Standard scanners are often high-volume and high-noise. To benchmark an AI agent like an elite Red Teamer, we look at quality and reliability. This means using signal-to-noise logic: we reward the agent for accuracy and high-impact discoveries (using CVSS scores) rather than the raw volume of alerts. Similarly, we want to see the AI agent prioritize existential threats over low-hanging fruit.
What is the biggest technical hurdle preventing AI agents from being production-ready?
In a lab, an AI agent might succeed because the environment is fragile and predictable. In the real world, security controls and creative human ingenuity can cause it to fall into an infinite execution loop—repeating the same failed payload until it loses track of its original goal. In a real-world setting, the AI agent must demonstrate it can sense a defense and pivot its tactics just like a human.
How do we measure if an AI agent is actually learning or just getting lucky?
We apply the principle of mastery and repeatability. We look for the AI agent’s ability to recreate success across multiple similar deployments in the same organization, as well as different infrastructures. Furthermore, trust is measured by whether it learns from a mistake. If an AI agent triggers a WAF and crashes a service today, it must understand the non-technical business impact to its actions and have the contextual memory to avoid that same mistake tomorrow.

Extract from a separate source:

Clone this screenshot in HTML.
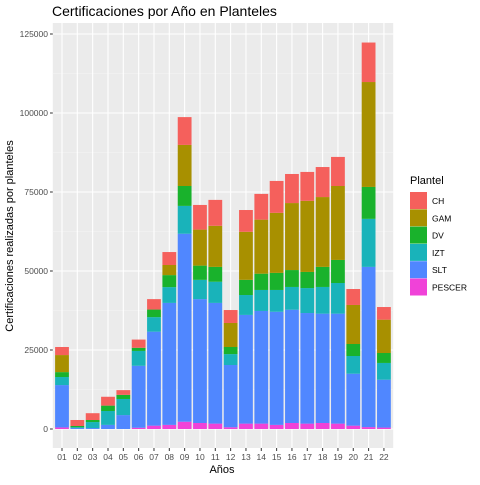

How can I justify the trust factor of an AI agent to my Board of Directors?
Trust is benchmarked through operational restraint. Just as we rank and recognize human researchers at Synack, we evaluate AI agents on their ability to stay within scope, self-throttle to avoid downtime, and ask for permission when a move might have downstream consequences. An AI agent is only elite if it can provide a rigorous testing experience without becoming a liability to the business.